Happy New Year!
Every year on the first Sunday of Advent the church begins a new year of grace; gospel scriptures for this year are mostly from Matthew.
Along with Luke and Mark, Matthew is one of the three synoptic gospels that view Jesus with a similar perspective, despite each one having a markedly different personality.
• syn=together, as in synthesis, synod, synagogue, synopsis, synergy, synonym, syntax
• optic=related to eyes or vision, as in optician, optical, optometrist, optimistic, optimum
I often refer to the gospel according to John that almost didn't make the canonical cut as the "outlier, rogue" gospel. Because Mark is so short, during his lectionary Year B we get a lot John interspersed. During the great 50 days of Easter, all three lectionary years feature John's gospel.
Date
circa 80 - 90
Author
No indication of "Matthew" as author until the second century, but for discussion purposes we can assume followers of the apostle and tax collector Matthew similar to the way we consider the gospel according to John authored by the community that surrounded John the beloved disciple.
Sources
Matthew contains 90% of the verses in Mark, the earliest canonical gospel. (Luke contains about 50% of Mark.) Matthew and Luke both contain parallel, sometimes identical passages not found in Mark. Scholars still speculate there might have been a no longer extant written collection of Jesus' sayings, sometimes referred to as "Q", from the first word of the German Quelle—river or source. Matthew's community may have had a third written "M" source.
Language
Semitic Greek, or possibly Aramaic, the vernacular Hebrew Jesus spoke. Not really certain.
Opening
Book of Beginnings, Book of Origins = biblios geneseos – Matthew presents a new Genesis, a New Creation as he tells the story of Jesus of Nazareth's birth, life, death, resurrection, and ascension.
Setting
Greek-speaking Jewish Christians in Antioch in Syria, where they first called Jesus' followers Christian – Acts 11:28. That particular Antioch's now part of present-day Turkey. There's also an Antioch, Ohio, USA.
World View – Content
• Salvation (integrity, wholeness, shalom) for all the world, for everyone everywhere
• Matthew never ever lets up on justice and righteousness.

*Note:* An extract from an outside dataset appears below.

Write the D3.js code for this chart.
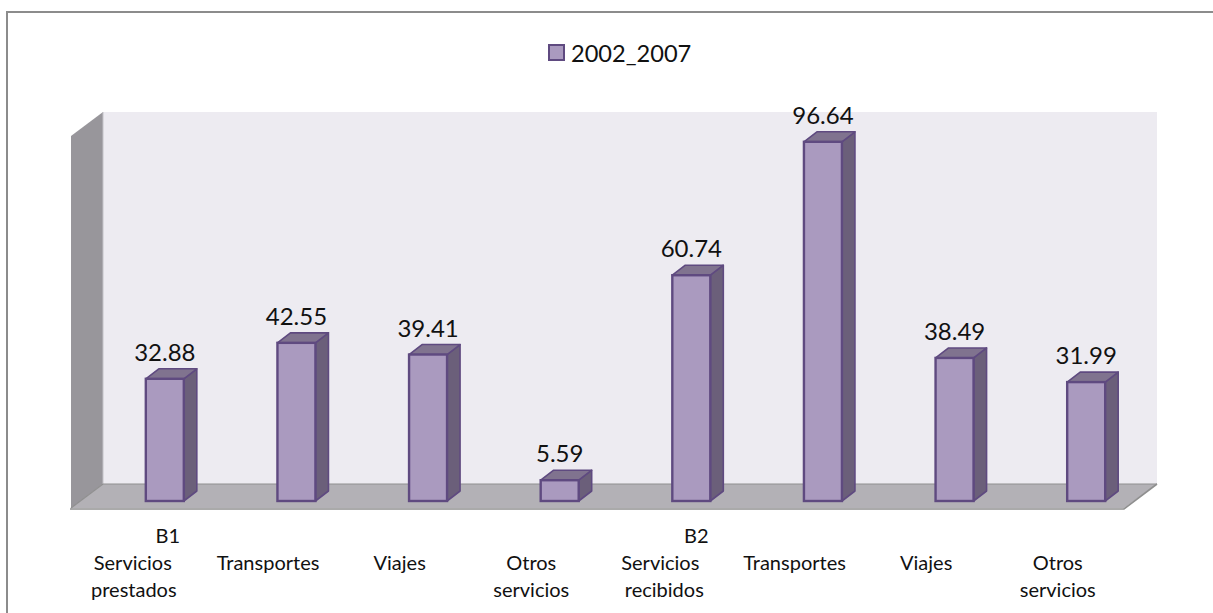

• Kingdom of Heaven rather than Kingdom of God
• Concern about fulfilling Hebrew Bible prophecies and predictions
• New Abraham, New David
Matthew's genealogy goes back to Abraham, in whom all nations would be blessed. Matthew's Jesus is Son of Abraham, whose deep mercy and love bless all people everywhere. Matthew's Jesus is Son of David, not a temporary, short-term monarch like the old David, but this new David reigns forever, for all eternity, his love including and embracing all creation.
• Angel's visit to Jesus' stepfather Joseph; Joseph's dream to flee to Egypt. (Luke tells us more about Mary.)
• Visit of the Magi at Epiphany – ethnic foreigners from a different religion reveal God for the world. Scripture does not say how many kings there were, but tradition has it at three because the text lists three gifts.
• New Moses
Flight into Egypt – Jesus as refugee
New Exodus with Jesus as freedom-giver, liberator
Five discourses that parallel the Torah/Pentateuch or Five Books of Moses. The gospel as a new Torah. Sermon on the Mount explicates existing ten commandments/ten words God gave the people through Moses at Mount Sinai
• As with Luke, some parables are unique to Matthew:
• weeds among the tares of wheatThe only gospel that uses the word "ecclesia," and brings us some ecclesiology related to church order and structure. Ecclesia is the Roman city council, New England town meeting. Ecclesiastical is the word about the church.
• the treasure
• the pearl
• the net
• the unforgiving servant
• the laborers in the vineyard
• the two sons
• the ten virgins
Before Jesus' resurrection Matthew calls God's people "Israelites"; after the resurrection he calls them Jews.